(Data records)
= = = = =
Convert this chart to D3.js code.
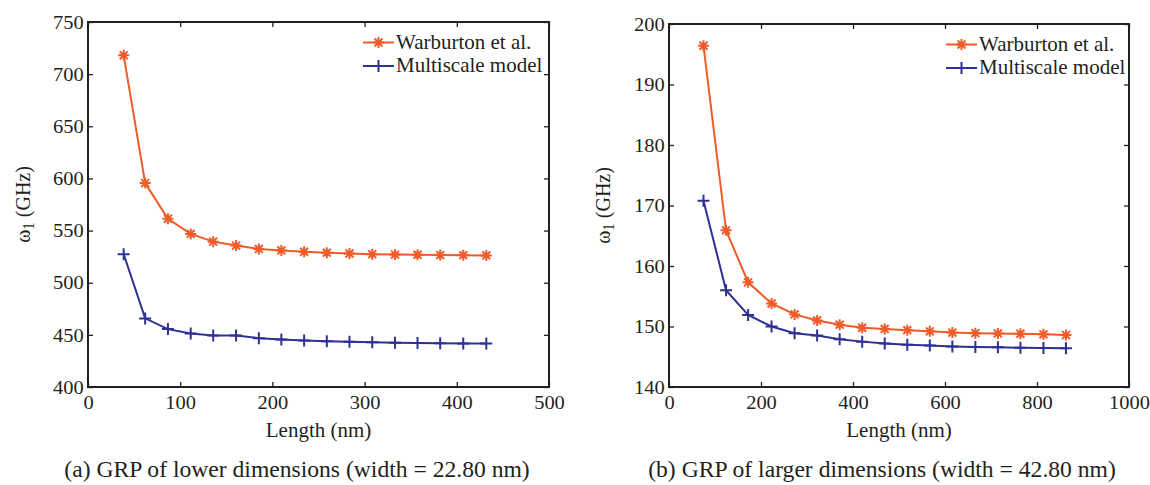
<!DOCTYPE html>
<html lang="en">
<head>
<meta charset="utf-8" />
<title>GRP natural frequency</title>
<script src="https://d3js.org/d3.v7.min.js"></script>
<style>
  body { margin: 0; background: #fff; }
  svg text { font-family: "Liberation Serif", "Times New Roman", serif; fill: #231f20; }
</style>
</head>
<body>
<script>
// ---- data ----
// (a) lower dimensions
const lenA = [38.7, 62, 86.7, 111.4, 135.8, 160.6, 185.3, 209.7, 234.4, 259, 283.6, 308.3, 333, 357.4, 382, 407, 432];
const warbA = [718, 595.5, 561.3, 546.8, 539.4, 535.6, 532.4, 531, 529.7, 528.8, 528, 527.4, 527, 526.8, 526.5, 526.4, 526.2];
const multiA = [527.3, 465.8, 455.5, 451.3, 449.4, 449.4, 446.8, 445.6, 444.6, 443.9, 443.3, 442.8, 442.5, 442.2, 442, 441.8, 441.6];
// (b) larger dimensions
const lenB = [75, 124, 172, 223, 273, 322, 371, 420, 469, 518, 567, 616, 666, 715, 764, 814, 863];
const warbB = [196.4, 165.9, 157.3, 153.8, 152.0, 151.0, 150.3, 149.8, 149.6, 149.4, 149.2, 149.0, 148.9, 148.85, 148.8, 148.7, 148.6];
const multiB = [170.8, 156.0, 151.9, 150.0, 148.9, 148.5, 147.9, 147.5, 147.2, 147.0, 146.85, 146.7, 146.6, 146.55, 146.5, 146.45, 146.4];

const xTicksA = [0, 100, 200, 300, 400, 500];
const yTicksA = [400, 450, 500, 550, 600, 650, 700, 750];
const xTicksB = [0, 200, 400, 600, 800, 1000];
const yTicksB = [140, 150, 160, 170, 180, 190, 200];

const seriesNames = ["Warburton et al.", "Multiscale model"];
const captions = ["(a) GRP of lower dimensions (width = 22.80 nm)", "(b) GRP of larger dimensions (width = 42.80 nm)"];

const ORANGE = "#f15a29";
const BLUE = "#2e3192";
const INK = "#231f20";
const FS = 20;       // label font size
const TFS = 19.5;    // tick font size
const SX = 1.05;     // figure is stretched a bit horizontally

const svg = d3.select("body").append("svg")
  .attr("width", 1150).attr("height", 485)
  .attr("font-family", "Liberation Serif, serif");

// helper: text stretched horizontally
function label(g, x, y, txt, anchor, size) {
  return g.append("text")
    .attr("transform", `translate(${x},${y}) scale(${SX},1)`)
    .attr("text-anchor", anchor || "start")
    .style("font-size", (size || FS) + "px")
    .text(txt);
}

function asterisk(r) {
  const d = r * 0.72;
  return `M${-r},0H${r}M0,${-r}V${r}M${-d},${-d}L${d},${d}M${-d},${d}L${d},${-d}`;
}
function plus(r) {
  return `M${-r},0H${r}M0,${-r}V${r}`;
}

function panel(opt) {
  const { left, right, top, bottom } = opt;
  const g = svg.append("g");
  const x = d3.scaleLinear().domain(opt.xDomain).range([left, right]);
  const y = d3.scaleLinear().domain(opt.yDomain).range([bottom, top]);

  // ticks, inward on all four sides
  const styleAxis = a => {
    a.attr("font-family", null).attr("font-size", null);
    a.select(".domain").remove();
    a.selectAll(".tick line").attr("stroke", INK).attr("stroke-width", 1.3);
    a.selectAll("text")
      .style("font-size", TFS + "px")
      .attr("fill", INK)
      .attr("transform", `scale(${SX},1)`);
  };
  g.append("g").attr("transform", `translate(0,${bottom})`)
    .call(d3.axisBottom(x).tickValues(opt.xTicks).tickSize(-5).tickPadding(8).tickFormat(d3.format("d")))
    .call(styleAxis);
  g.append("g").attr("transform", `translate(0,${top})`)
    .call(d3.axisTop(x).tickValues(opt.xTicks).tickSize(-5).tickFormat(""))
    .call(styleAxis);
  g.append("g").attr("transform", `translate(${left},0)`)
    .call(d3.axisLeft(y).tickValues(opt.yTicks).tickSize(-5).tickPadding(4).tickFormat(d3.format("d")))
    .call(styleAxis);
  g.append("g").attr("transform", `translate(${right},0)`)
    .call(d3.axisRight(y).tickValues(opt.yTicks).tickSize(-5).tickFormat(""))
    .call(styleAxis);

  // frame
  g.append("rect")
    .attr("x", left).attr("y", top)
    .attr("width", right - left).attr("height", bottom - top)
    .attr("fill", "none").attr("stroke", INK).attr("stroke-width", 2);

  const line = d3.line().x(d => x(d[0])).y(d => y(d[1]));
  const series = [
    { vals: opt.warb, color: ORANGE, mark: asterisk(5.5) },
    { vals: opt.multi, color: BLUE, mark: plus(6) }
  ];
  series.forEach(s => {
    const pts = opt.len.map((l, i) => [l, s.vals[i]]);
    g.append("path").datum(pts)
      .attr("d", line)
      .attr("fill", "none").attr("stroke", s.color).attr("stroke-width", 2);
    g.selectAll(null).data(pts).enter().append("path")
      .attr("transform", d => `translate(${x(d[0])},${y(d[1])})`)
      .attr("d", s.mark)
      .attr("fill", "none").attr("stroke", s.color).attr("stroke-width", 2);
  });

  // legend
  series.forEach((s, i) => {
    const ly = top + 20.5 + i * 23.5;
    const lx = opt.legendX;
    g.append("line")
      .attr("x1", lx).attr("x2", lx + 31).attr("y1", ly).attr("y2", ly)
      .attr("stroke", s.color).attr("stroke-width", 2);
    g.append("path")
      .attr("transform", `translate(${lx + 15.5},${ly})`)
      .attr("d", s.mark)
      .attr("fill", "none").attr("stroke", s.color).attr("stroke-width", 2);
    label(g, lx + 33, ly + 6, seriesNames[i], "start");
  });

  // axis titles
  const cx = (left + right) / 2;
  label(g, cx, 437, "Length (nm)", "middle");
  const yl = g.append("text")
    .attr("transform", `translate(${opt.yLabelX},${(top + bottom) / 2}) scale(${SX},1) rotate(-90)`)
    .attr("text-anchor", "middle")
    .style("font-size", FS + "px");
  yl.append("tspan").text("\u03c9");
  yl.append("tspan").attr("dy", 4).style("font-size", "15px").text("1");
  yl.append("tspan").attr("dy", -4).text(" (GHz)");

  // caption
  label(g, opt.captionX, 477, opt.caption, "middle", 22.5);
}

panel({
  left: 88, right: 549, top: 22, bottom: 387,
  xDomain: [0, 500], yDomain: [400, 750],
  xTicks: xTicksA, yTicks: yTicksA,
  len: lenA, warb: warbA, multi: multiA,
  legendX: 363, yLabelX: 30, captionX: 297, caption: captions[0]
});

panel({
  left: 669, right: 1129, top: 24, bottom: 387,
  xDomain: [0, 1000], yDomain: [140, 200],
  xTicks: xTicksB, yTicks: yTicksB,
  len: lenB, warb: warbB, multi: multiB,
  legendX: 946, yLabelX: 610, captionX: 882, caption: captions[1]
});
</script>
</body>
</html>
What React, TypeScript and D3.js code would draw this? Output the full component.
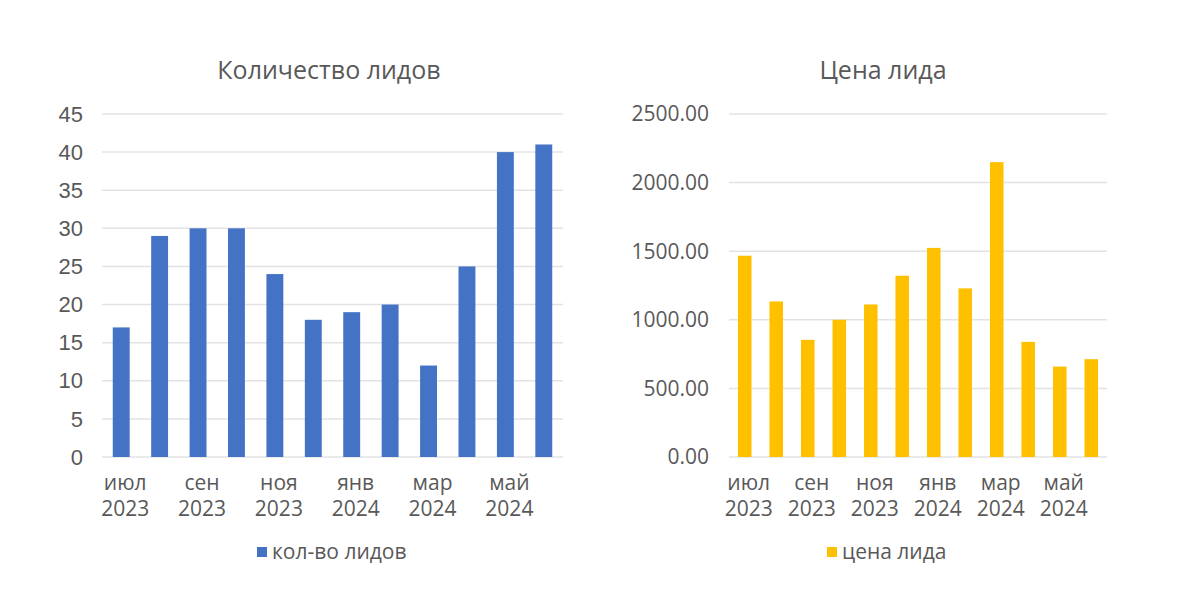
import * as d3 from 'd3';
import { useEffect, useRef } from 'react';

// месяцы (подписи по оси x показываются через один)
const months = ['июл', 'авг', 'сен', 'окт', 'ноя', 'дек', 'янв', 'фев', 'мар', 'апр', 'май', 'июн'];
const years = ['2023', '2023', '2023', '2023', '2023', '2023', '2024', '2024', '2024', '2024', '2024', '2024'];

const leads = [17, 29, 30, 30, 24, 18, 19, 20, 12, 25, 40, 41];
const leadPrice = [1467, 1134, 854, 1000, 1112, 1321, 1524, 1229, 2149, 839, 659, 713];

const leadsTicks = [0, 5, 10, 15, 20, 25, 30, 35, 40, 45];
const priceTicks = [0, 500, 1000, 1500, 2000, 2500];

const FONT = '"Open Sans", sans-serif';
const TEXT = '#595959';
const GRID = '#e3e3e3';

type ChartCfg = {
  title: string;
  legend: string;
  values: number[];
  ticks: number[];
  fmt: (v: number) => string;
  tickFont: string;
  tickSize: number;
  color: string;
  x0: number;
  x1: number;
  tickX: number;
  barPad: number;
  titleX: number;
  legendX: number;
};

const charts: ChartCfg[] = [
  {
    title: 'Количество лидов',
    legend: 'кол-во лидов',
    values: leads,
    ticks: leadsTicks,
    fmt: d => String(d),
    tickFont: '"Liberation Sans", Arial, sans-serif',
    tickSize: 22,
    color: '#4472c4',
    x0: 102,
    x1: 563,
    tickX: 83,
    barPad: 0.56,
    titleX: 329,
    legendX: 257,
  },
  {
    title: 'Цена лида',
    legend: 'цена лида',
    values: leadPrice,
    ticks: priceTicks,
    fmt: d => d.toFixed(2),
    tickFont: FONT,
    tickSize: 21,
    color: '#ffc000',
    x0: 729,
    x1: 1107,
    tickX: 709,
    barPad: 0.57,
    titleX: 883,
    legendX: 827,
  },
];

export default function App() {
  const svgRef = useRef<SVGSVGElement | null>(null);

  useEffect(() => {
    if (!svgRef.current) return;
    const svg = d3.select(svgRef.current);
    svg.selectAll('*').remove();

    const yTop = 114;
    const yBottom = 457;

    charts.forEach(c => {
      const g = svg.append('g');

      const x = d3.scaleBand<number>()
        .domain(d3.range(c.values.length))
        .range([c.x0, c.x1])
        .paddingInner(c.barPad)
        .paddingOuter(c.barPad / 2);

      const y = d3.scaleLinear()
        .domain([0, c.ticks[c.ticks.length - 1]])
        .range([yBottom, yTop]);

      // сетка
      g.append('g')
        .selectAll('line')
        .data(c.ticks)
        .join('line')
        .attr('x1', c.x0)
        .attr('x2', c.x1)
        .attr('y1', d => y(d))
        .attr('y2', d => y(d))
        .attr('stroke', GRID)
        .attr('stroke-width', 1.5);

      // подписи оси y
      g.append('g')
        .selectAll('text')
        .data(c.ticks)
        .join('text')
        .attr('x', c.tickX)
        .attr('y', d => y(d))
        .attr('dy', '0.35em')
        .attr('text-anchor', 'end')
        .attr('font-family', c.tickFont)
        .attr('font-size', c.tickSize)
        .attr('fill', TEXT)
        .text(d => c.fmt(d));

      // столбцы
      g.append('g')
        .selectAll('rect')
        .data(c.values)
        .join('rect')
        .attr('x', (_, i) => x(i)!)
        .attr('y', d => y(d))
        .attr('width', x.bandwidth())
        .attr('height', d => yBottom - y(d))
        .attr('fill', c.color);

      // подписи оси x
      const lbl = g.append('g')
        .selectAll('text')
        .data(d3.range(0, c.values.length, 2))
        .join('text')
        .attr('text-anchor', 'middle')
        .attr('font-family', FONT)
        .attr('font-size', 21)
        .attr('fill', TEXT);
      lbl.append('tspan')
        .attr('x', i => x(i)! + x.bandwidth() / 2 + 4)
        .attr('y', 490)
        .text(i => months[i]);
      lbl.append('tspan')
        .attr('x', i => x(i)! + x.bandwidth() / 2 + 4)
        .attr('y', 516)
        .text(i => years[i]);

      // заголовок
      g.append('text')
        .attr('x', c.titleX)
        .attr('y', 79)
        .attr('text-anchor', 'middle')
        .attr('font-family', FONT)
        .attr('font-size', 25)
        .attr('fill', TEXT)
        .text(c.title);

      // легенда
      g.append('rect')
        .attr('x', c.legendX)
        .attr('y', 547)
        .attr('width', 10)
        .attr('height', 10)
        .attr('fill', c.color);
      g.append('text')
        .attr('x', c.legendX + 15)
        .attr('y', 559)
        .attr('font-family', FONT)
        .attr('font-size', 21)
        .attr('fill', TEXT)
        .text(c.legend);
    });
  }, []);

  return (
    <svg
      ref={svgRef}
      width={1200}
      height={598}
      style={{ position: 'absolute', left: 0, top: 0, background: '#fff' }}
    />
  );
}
= = = = =
_WHAT IS BEING ASKED_
Everything from the first line to the line with "const yTicksB = [140, 150, 160, 170, 180, 190, 200];" must be repeated exactly, and nothing else. Leave the pictures out.

_CORRECT RESPONSE_
Convert this chart to D3.js code.
<!DOCTYPE html>
<html lang="en">
<head>
<meta charset="utf-8" />
<title>GRP natural frequency</title>
<script src="https://d3js.org/d3.v7.min.js"></script>
<style>
  body { margin: 0; background: #fff; }
  svg text { font-family: "Liberation Serif", "Times New Roman", serif; fill: #231f20; }
</style>
</head>
<body>
<script>
// ---- data ----
// (a) lower dimensions
const lenA = [38.7, 62, 86.7, 111.4, 135.8, 160.6, 185.3, 209.7, 234.4, 259, 283.6, 308.3, 333, 357.4, 382, 407, 432];
const warbA = [718, 595.5, 561.3, 546.8, 539.4, 535.6, 532.4, 531, 529.7, 528.8, 528, 527.4, 527, 526.8, 526.5, 526.4, 526.2];
const multiA = [527.3, 465.8, 455.5, 451.3, 449.4, 449.4, 446.8, 445.6, 444.6, 443.9, 443.3, 442.8, 442.5, 442.2, 442, 441.8, 441.6];
// (b) larger dimensions
const lenB = [75, 124, 172, 223, 273, 322, 371, 420, 469, 518, 567, 616, 666, 715, 764, 814, 863];
const warbB = [196.4, 165.9, 157.3, 153.8, 152.0, 151.0, 150.3, 149.8, 149.6, 149.4, 149.2, 149.0, 148.9, 148.85, 148.8, 148.7, 148.6];
const multiB = [170.8, 156.0, 151.9, 150.0, 148.9, 148.5, 147.9, 147.5, 147.2, 147.0, 146.85, 146.7, 146.6, 146.55, 146.5, 146.45, 146.4];

const xTicksA = [0, 100, 200, 300, 400, 500];
const yTicksA = [400, 450, 500, 550, 600, 650, 700, 750];
const xTicksB = [0, 200, 400, 600, 800, 1000];
const yTicksB = [140, 150, 160, 170, 180, 190, 200];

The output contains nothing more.